The content readiness audit angle is worth taking seriously. Many companies that struggle with traditional SEO have the same underlying problems: thin content, weak authority signals, and inconsistent messaging. Pouring those same assets into AI optimization won’t fix anything. The question isn’t just “can we get cited by an AI answer” but “do we have the substance to deserve that citation.”
That said, the article doesn’t present data on how much AI search traffic actually converts compared to traditional organic search. It’s not clear from the article whether businesses that have invested in GEO early are seeing measurable revenue impact. The framework is logical, but the underlying evidence base for when AI visibility pays off is still thin across most industries.

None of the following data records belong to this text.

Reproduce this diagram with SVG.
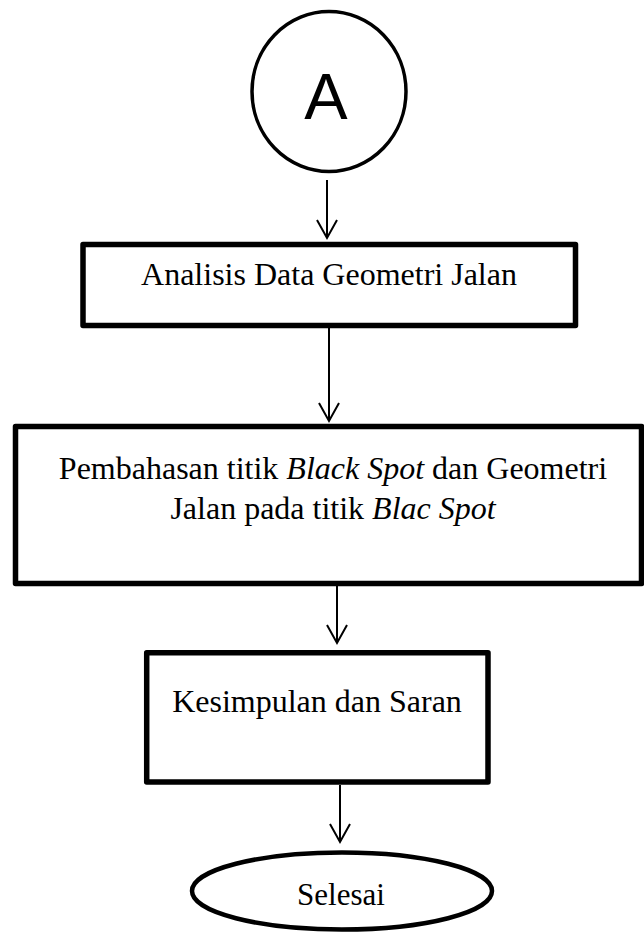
<svg xmlns="http://www.w3.org/2000/svg" width="644" height="934" viewBox="0 0 644 934">
<style>
.box{fill:#fff;stroke:#000;stroke-width:5.5;stroke-linejoin:round}
.t{font-family:"Liberation Serif","Times New Roman",serif;font-size:32px;fill:#000;text-anchor:middle}
.conn{stroke:#000;stroke-width:2;fill:none}
</style>
<rect width="644" height="934" fill="#fff"/>
<g id="conns">
<path class="conn" d="M327 180 L327 238"/>
<path class="conn" d="M329 328 L329 421"/>
<path class="conn" d="M337 586 L337 643"/>
<path class="conn" d="M340 785 L340 842"/>
<path class="conn" d="M317 220 L327 238 L337 220"/>
<path class="conn" d="M319 403 L329 421 L339 403"/>
<path class="conn" d="M327 625 L337 643 L347 625"/>
<path class="conn" d="M330 824 L340 842 L350 824"/>
</g>
<g id="nodeA">
<ellipse cx="329" cy="91.5" rx="77" ry="80" fill="#fff" stroke="#000" stroke-width="3.5"/>
<text x="326" y="119" style="font-family:'Liberation Sans',Arial,sans-serif;font-size:65px;text-anchor:middle">A</text>
</g>
<g id="analisis">
<rect class="box" x="83" y="244.5" width="492.5" height="81"/>
<text class="t" x="329" y="285">Analisis Data Geometri Jalan</text>
</g>
<g id="pembahasan">
<rect class="box" x="15.5" y="426.5" width="626" height="157"/>
<text class="t" x="333" y="479">Pembahasan titik <tspan font-style="italic">Black Spot</tspan> dan Geometri</text>
<text class="t" x="333" y="519">Jalan pada titik <tspan font-style="italic">Blac Spot</tspan></text>
</g>
<g id="kesimpulan">
<rect class="box" x="146.7" y="652.8" width="341.3" height="129.2"/>
<text class="t" x="317" y="712">Kesimpulan dan Saran</text>
</g>
<g id="selesai">
<ellipse cx="342" cy="891" rx="150" ry="38.5" fill="#fff" stroke="#000" stroke-width="4.5"/>
<text class="t" x="341" y="905" style="font-size:31px">Selesai</text>
</g>
</svg>
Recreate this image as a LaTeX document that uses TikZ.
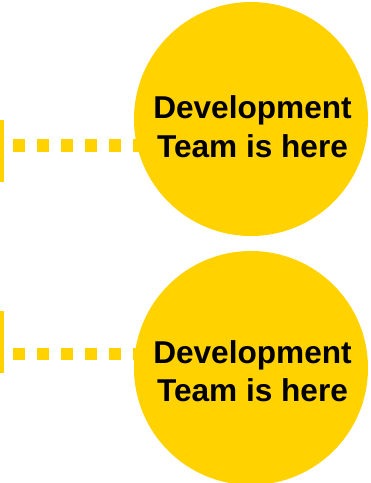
\documentclass[tikz,border=0pt]{standalone}
\usepackage{fontspec}
\setmainfont{Liberation Sans}
\definecolor{gold}{RGB}{255,210,0}
\begin{document}
\begin{tikzpicture}[x=1pt,y=-1pt,
  bubble/.style={circle,fill=gold,minimum size=234pt,inner sep=0pt},
  label/.style={font=\bfseries\fontsize{31.6}{38.5}\selectfont,align=center,text=black},
  barmark/.style={fill=gold,inner sep=0pt,minimum width=4pt,minimum height=62pt},
  dotline/.style={draw=gold,line width=12.5pt,dash pattern=on 12pt off 12pt}]
\useasboundingbox (0,0) rectangle (371,483);
% bars
\node[barmark] (b1) at (2,150.5) {};
\node[barmark] (b2) at (2,341.5) {};
% dash start points
\coordinate (d1) at (13,145.5);
\coordinate (d2) at (13,354);
% circles (positions only)
\path (251,119) coordinate (c1pos);
\path (251,368) coordinate (c2pos);
\draw[dotline] (d1) -- (d1 -| c1pos);
\draw[dotline] (d2) -- (d2 -| c2pos);
\node[bubble] (c1) at (c1pos) {};
\node[bubble] (c2) at (c2pos) {};
\node[label] (t1) at (252.5,126.5) {Development\\Team is here};
\node[label] (t2) at (252.5,371) {Development\\Team is here};
\end{tikzpicture}
\end{document}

The broader context here is that the search landscape is genuinely shifting. AI Overviews from Google, ChatGPT’s browsing features, and Perplexity are all changing how some users find information. The question is whether that shift is large enough and relevant enough to your specific audience to justify budget changes today. For most businesses, the honest answer is probably “not yet, but monitor closely.”
Key Takeaways
- Do not reallocate SEO budget toward AI search without first validating where AI will generate incremental revenue for your specific business model.
- Run a content readiness audit covering site authority, messaging clarity, and structured data before investing in GEO or AEO.
- Product complexity and customer journey length should shape how aggressively you pursue AI visibility.
- AEO content strategies targeting direct questions can drive measurable AI search traffic without abandoning traditional SEO foundations.
- Traditional SEO authority and AI search visibility are complementary, not competing, when content is structured to serve both.